Some Thoughts on Character Death

This post is a little bit of a deviation from my usual, speculative fare. Characters die in all kinds of fiction; but I think that this reflection still fits with the mood of this column. Don’t worry. There will be one point later on that usually only pops up in some form of speculative fiction.

I’ve been thinking about killing off characters a lot lately. This week alone, I killed off a pretty important character in the novel I’m working on, and went to the premiere of something that started as a fan film made to give a beloved science fiction character a glorious death sequence. As writers, readers, watchers, and fans, we invest a lot of time, emotion, and energy into how a character dies, and how this death affects other characters. If it’s a good one, we’ll relive it every time we need a good cry. If it’s a bad one, we’ll rant about it with other fans, and try our hardest to head-cannon it away.

But why? Why are we so morbidly interested in it? Doesn’t enough death and grief and sadness go on in the real world? Wouldn’t we just want to skip over that part in our fiction? Here are a few reasons that I think we might be so captivated by character deaths.
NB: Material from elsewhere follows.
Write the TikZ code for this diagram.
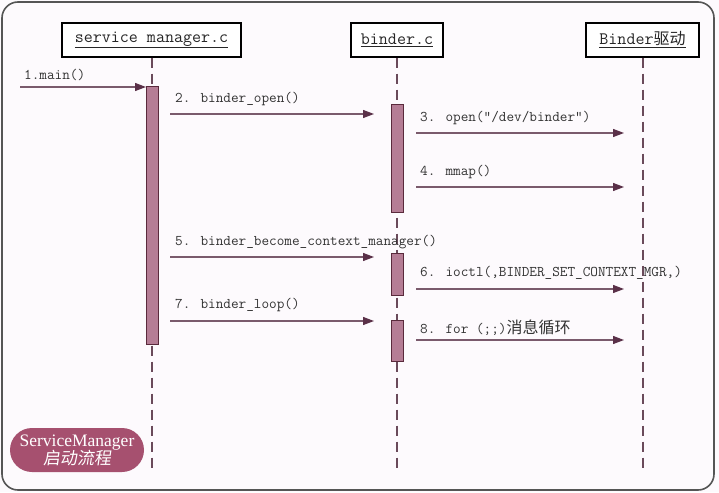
\documentclass[tikz,border=0pt]{standalone}
\usepackage{fontspec}
\setmainfont{Liberation Serif}
\newfontfamily\cjk{Noto Sans CJK SC}
\newfontfamily\cjkit[FakeSlant=0.15]{Noto Sans CJK SC}
\usetikzlibrary{arrows.meta}
\definecolor{bgc}{HTML}{FDFAFD}
\definecolor{framec}{HTML}{555555}
\definecolor{linec}{HTML}{7A5A6C}
\definecolor{tipc}{HTML}{5A3048}
\definecolor{barfill}{HTML}{B57D95}
\definecolor{barline}{HTML}{5A2A3C}
\definecolor{badgec}{HTML}{A6506F}
\definecolor{lifec}{HTML}{6A4A5A}
\tikzset{
  actor/.style={draw=black, line width=1.4pt, fill=white, minimum height=34pt, inner sep=0pt,
    font=\fontsize{17.5}{20}\selectfont\ttfamily, text=black!85},
  lifeline/.style={draw=lifec, line width=1.2pt, dash pattern=on 10pt off 6pt},
  actbar/.style={draw=barline, line width=1pt, fill=barfill, minimum width=12pt, inner sep=0pt},
  msg/.style={draw=linec, line width=1.2pt, -{Triangle[length=11pt,width=8pt,color=tipc]}},
  lbl/.style={anchor=west, inner sep=0pt, font=\fontsize{14.8}{17}\selectfont\ttfamily, text=black!80},
  badge/.style={fill=badgec, rounded corners=22pt, minimum width=134pt, minimum height=44pt, inner sep=0pt,
    text=white, align=center, font=\fontsize{17.5}{19}\selectfont\rmfamily}
}
\begin{document}
\begin{tikzpicture}[x=1pt,y=-1pt]
\useasboundingbox (0,0) rectangle (719,492);
\fill[bgc] (0,0) rectangle (719,492);
\draw[framec, line width=1.6pt, rounded corners=16pt] (2,2) rectangle (714,490);

% actors
\node[actor, minimum width=179pt] (sm) at (151.5,40) {\underline{service manager.c}};
\node[actor, minimum width=92pt] (bc) at (397,40) {\underline{binder.c}};
\node[actor, minimum width=113pt] (bd) at (642.5,40) {\underline{Binder{\cjk\fontsize{16}{18}\selectfont 驱动}}};

% lifelines
\coordinate (smEnd) at (152,473);
\coordinate (bcEnd) at (397,473);
\coordinate (bdEnd) at (643,473);
\draw[lifeline] (sm.south -| smEnd) -- (smEnd);
\draw[lifeline] (bc.south -| bcEnd) -- (bcEnd);
\draw[lifeline] (bd.south -| bdEnd) -- (bdEnd);

% activation bars
\node[actbar, minimum height=257pt] (smA) at (152,215.5) {};
\node[actbar, minimum height=107pt] (bcA1) at (397,158.5) {};
\node[actbar, minimum height=42pt] (bcA2) at (397,274) {};
\node[actbar, minimum height=41pt] (bcA3) at (397,340.5) {};

% message endpoints
\coordinate (s1) at (20,87);   \coordinate (e1) at (146,87);
\coordinate (s2) at (170,114); \coordinate (e2) at (374,114);
\coordinate (s3) at (416,133); \coordinate (e3) at (624,133);
\coordinate (s4) at (416,187); \coordinate (e4) at (624,187);
\coordinate (s5) at (170,257); \coordinate (e5) at (374,257);
\coordinate (s6) at (416,289); \coordinate (e6) at (624,289);
\coordinate (s7) at (170,321); \coordinate (e7) at (374,321);
\coordinate (s8) at (416,340); \coordinate (e8) at (624,340);

\draw[msg] (s1) -- (e1);
\draw[msg] (s2) -- (e2);
\draw[msg] (s3) -- (e3);
\draw[msg] (s4) -- (e4);
\draw[msg] (s5) -- (e5);
\draw[msg] (s6) -- (e6);
\draw[msg] (s7) -- (e7);
\draw[msg] (s8) -- (e8);

% labels
\node[lbl] (l1) at (24,75) {1.main()};
\node[lbl] (l2) at (175,99) {2. binder\_open()};
\node[lbl] (l3) at (420,118) {3. open(”/dev/binder”)};
\node[lbl] (l4) at (420,172) {4. mmap()};
\node[lbl] (l5) at (175,242) {5. binder\_become\_context\_manager()};
\node[lbl] (l6) at (420,273) {6. ioctl(,BINDER\_SET\_CONTEXT\_MGR,)};
\node[lbl] (l7) at (175,305) {7. binder\_loop()};
\node[lbl] (l8) at (420,328) {8. for (;;){\cjk\fontsize{16}{18}\selectfont 消息循环}};

% badge
\node[badge] (badge) at (77,450) {ServiceManager\\[-1pt]{\cjkit\fontsize{17}{19}\selectfont 启动流程}};
\end{tikzpicture}
\end{document}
The third almost solely applies to speculative fiction.

Characters give us closure

The best characters can feel as close to us as friends, but we do experience them in different ways than we do real people. With characters, we have the opportunity to view them in their entirety repeatedly and intimately, whenever we wish. If you want to find out what a character thought about something, you just have to turn back a few pages, or go back a few episodes in the show. People in real life aren’t such open books to us. It takes time to become close with them, and learn what they are like. For some aspects of their lives, they may never open to us at all. And worst of all, when people die, we can’t go back and replay our interactions with them. We are left with memories and a lot of loose ends. Characters don’t leave us with the same loose ends. Even after they are gone, we still have them.

Fiction is a safe environment in which to explore concepts of life, death, and grief

If you’re at someone’s funeral, it’s not usually considered appropriate to go up to their loved ones and start asking invasive, personal questions about their grief. Even when we are grieving, it is sort of taboo to talk too long and hard about what we are experiencing. But it’s okay to make small talk about what characters are doing in a book or a movie series, right? In short, fiction gives us permission to take a stick and poke at those big, scary concepts without fear of being bitten.

In speculative fiction, we sometimes get to see the entire arc of death/resurrection

While it usually induces a few eye-rolls these days whenever a comic book character returns to the big screen after being presumed dead, resurrection is a much older trope than Spock, or The Winter Soldier. Characters have been dying and rising since ancient mythologies. There’s something comforting about seeing someone make a come back from the deepest, darkest force we know. And characters in fiction–particularly speculative fiction–really do know how to deliver.

So, next time you’re 18 hours into a show on Netflix, and a beloved character bites the dust, don’t be afraid to go back, to go forward, and to poke those big questions with a stick.

 

5 thoughts

  1. because we no longer have mourning rituals in our society, fiction is often the only way we have to confront and explore it other than going through it ourselves. from that perspective a well-written death scene has a societal impact beyond just being a good read. i’m grateful to authors who do a good job of tackling the subject.
    khairete
    suz

      1. well, my main topic of research is ancient greece, so that’s what i’m going from. we used to have annual cyclical festivals where grief was ritually expressed. it was almost a form of practice, so that when a personal grief arrived as it inevitably does, there was a framework in place to guide one through it. the methods would vary, for example wandering and mourning were a facet of the Greater Eleusinian Mysteries, followed by ribald jesting. at the Adoneia women threw pottery from the rooftops, the shattering symbolizing the loss of the youth and vitality of the young men (presumably in warfare.) the Bacchic Mysteries involved rending, keening, and dancing to exhaustion.
        today, other than stories, we have little that prepares us for grief until it flattens us.